[Start]
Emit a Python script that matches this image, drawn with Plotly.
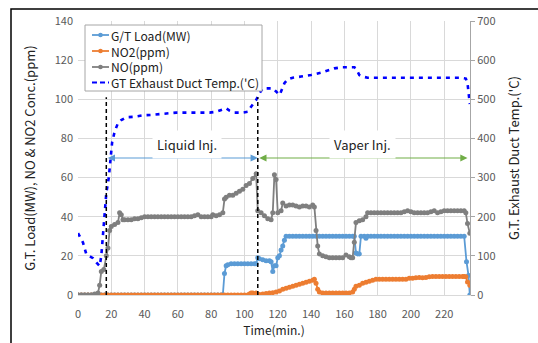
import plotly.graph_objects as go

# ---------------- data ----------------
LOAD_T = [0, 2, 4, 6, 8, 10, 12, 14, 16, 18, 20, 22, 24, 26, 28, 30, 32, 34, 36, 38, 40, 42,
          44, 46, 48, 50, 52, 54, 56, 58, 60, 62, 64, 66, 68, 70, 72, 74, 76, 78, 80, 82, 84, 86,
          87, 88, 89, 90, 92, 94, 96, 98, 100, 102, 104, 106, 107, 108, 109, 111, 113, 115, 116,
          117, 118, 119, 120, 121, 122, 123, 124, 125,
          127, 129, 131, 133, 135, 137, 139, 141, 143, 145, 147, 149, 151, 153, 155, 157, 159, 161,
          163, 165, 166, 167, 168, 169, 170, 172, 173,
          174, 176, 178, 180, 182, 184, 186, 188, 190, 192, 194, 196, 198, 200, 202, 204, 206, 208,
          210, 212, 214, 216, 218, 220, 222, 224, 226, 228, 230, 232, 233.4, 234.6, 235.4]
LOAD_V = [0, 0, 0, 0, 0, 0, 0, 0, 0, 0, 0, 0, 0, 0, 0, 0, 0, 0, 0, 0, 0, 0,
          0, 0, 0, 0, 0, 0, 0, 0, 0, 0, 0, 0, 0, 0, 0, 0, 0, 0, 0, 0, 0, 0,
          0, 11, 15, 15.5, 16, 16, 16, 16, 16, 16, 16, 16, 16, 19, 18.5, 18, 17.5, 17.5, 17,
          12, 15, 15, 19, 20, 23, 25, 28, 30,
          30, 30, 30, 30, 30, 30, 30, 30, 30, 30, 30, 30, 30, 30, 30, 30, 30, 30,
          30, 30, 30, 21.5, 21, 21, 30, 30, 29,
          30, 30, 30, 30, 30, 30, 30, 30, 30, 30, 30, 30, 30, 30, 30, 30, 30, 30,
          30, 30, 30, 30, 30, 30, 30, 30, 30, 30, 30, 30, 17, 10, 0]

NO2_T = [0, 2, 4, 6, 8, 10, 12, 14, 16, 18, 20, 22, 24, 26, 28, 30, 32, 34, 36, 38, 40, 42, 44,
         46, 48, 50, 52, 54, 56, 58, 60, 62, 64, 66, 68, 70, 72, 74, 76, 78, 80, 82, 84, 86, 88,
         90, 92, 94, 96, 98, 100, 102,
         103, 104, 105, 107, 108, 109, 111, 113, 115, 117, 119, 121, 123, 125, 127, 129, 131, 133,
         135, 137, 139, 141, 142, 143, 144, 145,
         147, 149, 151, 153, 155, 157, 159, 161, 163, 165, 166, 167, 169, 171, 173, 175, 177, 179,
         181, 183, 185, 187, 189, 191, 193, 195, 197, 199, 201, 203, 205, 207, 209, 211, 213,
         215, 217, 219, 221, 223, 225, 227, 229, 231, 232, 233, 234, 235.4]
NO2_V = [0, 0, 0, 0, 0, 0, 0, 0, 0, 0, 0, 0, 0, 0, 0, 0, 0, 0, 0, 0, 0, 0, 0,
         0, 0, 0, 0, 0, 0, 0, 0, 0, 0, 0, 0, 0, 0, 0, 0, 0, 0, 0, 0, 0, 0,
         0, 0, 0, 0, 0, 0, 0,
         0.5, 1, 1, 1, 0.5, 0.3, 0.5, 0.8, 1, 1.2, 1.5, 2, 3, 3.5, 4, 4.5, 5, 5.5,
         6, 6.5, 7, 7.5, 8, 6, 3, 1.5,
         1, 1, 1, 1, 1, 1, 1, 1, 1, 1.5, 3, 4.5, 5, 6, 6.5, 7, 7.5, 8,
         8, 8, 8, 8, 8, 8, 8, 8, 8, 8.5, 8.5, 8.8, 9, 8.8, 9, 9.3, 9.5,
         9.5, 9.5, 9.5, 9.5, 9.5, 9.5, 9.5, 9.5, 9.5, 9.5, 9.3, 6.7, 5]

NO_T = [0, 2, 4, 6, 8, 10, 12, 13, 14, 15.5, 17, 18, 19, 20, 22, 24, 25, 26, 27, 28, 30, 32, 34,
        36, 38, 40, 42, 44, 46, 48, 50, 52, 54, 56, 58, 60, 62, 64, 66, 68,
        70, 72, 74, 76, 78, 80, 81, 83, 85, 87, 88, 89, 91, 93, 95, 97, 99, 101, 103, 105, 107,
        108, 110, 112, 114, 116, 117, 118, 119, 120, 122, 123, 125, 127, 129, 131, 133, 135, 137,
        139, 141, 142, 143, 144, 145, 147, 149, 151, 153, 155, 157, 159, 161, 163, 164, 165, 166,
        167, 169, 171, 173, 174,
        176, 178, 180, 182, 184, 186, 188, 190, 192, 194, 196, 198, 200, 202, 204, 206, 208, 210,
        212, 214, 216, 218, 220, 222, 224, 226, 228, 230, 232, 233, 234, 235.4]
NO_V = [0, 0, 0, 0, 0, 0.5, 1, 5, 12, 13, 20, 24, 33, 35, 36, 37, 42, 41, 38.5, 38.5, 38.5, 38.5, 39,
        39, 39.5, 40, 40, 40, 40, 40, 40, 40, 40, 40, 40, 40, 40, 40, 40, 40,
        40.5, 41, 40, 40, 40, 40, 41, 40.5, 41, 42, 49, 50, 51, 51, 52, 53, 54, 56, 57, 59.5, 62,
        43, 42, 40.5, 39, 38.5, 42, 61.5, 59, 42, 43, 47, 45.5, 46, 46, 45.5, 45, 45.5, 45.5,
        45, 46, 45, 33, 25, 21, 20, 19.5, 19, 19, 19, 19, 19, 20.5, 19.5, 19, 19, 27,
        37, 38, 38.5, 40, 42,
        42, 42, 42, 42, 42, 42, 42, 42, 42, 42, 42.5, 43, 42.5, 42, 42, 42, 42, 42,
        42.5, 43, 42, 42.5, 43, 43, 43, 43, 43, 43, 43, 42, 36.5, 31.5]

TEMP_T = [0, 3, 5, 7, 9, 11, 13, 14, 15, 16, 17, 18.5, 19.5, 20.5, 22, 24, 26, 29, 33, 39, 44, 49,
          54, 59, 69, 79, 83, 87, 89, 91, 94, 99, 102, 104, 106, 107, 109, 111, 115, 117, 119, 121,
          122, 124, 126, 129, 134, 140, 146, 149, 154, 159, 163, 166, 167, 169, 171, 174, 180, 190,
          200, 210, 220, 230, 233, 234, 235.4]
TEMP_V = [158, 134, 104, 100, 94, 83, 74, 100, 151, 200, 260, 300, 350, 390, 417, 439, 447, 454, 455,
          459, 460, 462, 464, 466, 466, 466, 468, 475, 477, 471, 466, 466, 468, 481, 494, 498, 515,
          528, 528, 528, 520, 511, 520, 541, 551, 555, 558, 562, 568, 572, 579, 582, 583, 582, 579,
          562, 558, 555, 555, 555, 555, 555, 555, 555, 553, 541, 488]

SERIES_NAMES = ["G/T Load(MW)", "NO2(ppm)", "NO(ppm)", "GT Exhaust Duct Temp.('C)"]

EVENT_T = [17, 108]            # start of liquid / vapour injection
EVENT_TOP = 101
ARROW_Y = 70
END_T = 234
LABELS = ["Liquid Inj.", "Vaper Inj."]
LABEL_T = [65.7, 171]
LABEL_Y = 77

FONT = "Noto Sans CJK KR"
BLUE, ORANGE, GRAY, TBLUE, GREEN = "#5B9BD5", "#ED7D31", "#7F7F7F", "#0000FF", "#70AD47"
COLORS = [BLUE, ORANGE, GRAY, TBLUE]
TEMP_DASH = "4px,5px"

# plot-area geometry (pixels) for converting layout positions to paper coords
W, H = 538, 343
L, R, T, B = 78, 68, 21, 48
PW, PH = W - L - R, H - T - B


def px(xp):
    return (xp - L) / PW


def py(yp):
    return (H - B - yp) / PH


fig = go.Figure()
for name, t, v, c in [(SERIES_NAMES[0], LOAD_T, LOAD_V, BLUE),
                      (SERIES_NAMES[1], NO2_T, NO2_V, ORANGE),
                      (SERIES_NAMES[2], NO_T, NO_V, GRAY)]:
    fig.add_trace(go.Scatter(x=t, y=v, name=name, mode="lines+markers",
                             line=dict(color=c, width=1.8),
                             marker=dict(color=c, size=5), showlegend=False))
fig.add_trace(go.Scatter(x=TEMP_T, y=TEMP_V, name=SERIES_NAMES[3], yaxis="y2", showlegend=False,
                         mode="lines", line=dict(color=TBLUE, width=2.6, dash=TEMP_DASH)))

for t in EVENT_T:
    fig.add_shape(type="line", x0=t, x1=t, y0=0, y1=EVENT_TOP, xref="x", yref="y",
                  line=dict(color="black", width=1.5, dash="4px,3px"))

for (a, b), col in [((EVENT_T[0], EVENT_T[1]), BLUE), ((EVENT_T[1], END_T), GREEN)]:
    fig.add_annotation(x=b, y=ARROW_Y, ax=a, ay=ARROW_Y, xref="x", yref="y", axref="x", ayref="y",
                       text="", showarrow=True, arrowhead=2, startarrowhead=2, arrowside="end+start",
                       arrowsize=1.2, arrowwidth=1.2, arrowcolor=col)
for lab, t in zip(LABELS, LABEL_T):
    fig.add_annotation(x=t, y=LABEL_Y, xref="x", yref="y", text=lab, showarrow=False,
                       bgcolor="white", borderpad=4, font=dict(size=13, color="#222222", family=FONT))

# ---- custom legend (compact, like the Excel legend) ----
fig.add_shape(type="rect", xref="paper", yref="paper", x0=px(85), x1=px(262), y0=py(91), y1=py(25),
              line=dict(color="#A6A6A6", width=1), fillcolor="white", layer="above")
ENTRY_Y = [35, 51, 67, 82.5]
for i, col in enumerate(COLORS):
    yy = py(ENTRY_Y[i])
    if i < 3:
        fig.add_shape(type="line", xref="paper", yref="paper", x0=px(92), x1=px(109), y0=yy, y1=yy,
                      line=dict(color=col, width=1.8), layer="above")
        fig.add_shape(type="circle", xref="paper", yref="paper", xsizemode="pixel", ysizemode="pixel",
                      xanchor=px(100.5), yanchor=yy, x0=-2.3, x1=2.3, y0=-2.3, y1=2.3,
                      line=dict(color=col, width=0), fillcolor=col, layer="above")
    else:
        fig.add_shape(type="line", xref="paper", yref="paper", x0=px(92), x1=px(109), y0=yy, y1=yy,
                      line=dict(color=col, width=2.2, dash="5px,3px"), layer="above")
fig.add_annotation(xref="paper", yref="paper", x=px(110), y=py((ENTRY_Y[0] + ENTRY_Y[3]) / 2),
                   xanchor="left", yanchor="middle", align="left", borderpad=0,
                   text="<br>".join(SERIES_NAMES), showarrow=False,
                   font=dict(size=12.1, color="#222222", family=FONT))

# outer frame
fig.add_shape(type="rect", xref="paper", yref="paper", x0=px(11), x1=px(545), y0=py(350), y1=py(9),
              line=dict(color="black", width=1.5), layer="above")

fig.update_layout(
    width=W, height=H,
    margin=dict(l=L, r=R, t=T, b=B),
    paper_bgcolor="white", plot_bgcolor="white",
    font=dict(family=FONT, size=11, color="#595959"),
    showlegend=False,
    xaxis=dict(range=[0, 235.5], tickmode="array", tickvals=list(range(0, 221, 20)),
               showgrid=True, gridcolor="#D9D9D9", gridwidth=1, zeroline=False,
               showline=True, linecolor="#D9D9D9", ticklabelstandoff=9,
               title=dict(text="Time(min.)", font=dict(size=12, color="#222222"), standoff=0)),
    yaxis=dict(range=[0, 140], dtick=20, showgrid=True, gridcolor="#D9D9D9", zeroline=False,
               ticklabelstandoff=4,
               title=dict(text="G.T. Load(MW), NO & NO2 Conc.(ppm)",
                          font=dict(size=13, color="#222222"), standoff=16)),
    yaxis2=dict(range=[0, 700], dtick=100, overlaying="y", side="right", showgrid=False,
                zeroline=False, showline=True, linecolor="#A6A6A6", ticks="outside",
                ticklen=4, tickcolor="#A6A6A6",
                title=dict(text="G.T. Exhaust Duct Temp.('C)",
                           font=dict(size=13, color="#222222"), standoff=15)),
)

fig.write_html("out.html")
[End]
[Start]
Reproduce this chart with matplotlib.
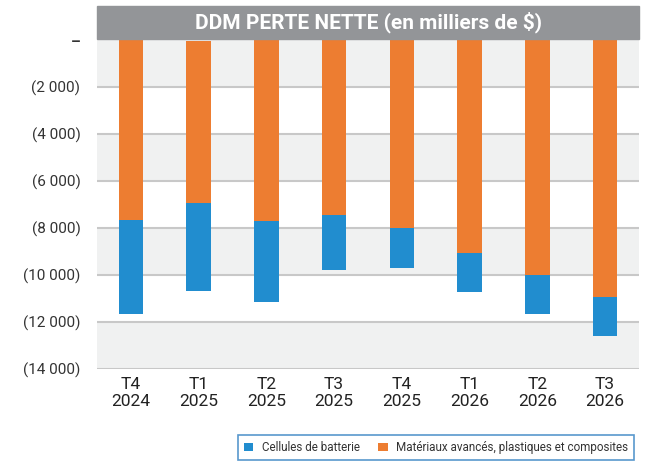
[End]
[Start]
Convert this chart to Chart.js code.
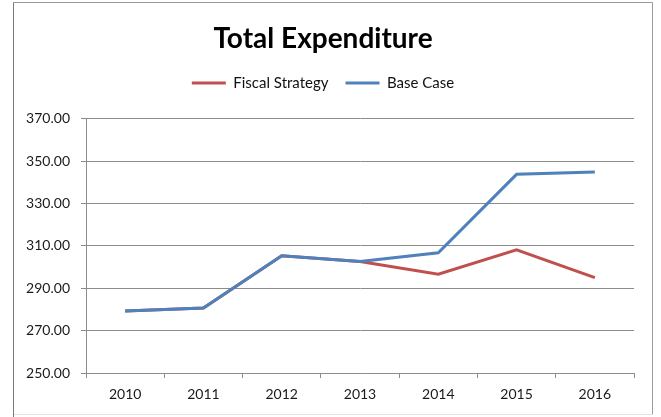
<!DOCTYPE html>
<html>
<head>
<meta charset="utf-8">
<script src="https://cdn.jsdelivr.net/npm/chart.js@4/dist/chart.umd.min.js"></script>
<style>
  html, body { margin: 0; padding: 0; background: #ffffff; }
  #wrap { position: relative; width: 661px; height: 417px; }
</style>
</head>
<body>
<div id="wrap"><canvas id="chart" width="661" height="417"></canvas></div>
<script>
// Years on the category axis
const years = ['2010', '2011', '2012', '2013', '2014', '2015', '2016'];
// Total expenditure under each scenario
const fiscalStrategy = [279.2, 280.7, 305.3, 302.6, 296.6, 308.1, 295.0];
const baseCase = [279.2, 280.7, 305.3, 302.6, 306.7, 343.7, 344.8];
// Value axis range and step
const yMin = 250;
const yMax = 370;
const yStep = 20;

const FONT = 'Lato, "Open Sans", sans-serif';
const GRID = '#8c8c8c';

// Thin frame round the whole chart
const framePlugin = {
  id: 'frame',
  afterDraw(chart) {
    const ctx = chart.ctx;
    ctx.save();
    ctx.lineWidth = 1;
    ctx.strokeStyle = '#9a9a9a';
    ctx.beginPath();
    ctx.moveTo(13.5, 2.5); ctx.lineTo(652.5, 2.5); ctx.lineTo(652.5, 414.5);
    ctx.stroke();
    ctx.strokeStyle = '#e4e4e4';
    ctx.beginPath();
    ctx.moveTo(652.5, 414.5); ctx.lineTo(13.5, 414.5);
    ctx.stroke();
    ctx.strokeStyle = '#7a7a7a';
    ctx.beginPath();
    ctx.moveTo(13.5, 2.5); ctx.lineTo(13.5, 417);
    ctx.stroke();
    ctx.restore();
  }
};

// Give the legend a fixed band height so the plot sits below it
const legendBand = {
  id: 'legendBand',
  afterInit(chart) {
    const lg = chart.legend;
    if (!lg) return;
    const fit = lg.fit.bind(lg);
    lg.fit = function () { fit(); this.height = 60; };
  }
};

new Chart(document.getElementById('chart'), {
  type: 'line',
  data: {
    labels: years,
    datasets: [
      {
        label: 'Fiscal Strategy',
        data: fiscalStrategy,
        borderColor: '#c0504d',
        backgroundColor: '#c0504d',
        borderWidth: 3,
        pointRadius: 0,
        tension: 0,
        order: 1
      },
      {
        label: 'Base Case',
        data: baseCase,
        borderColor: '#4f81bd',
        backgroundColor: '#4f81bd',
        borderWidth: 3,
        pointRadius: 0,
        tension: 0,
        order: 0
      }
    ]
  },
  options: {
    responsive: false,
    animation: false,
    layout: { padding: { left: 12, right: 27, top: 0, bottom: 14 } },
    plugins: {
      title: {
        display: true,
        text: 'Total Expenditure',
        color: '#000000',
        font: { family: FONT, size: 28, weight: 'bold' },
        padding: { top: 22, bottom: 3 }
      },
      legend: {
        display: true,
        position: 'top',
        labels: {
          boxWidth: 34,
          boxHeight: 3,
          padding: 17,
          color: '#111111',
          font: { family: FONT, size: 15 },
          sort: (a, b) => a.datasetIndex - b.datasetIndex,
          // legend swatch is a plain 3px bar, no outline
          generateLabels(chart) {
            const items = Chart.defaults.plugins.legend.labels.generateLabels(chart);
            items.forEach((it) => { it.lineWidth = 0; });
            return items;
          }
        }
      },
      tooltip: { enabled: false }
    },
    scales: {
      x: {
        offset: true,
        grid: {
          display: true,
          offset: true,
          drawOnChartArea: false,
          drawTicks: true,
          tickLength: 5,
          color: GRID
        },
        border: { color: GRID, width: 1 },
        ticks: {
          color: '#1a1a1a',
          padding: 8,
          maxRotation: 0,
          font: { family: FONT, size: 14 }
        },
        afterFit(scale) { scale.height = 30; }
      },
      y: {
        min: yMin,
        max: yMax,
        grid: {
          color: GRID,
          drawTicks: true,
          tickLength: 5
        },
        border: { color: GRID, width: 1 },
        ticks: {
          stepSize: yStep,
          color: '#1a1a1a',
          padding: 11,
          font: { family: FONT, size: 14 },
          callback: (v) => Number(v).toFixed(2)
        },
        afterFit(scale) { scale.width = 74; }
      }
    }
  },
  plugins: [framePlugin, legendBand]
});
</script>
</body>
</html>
[End]
## TASK INSTRUCTIONS:
Copy only what runs above from the line containing "Emit a Python" through the line containing "30, 17, 10, 0]", exactly. Leave out the pictures.

## REPLY TO THE TASK:
Emit a Python script that matches this image, drawn with Plotly.
import plotly.graph_objects as go

# ---------------- data ----------------
LOAD_T = [0, 2, 4, 6, 8, 10, 12, 14, 16, 18, 20, 22, 24, 26, 28, 30, 32, 34, 36, 38, 40, 42,
          44, 46, 48, 50, 52, 54, 56, 58, 60, 62, 64, 66, 68, 70, 72, 74, 76, 78, 80, 82, 84, 86,
          87, 88, 89, 90, 92, 94, 96, 98, 100, 102, 104, 106, 107, 108, 109, 111, 113, 115, 116,
          117, 118, 119, 120, 121, 122, 123, 124, 125,
          127, 129, 131, 133, 135, 137, 139, 141, 143, 145, 147, 149, 151, 153, 155, 157, 159, 161,
          163, 165, 166, 167, 168, 169, 170, 172, 173,
          174, 176, 178, 180, 182, 184, 186, 188, 190, 192, 194, 196, 198, 200, 202, 204, 206, 208,
          210, 212, 214, 216, 218, 220, 222, 224, 226, 228, 230, 232, 233.4, 234.6, 235.4]
LOAD_V = [0, 0, 0, 0, 0, 0, 0, 0, 0, 0, 0, 0, 0, 0, 0, 0, 0, 0, 0, 0, 0, 0,
          0, 0, 0, 0, 0, 0, 0, 0, 0, 0, 0, 0, 0, 0, 0, 0, 0, 0, 0, 0, 0, 0,
          0, 11, 15, 15.5, 16, 16, 16, 16, 16, 16, 16, 16, 16, 19, 18.5, 18, 17.5, 17.5, 17,
          12, 15, 15, 19, 20, 23, 25, 28, 30,
          30, 30, 30, 30, 30, 30, 30, 30, 30, 30, 30, 30, 30, 30, 30, 30, 30, 30,
          30, 30, 30, 21.5, 21, 21, 30, 30, 29,
          30, 30, 30, 30, 30, 30, 30, 30, 30, 30, 30, 30, 30, 30, 30, 30, 30, 30,
          30, 30, 30, 30, 30, 30, 30, 30, 30, 30, 30, 30, 17, 10, 0]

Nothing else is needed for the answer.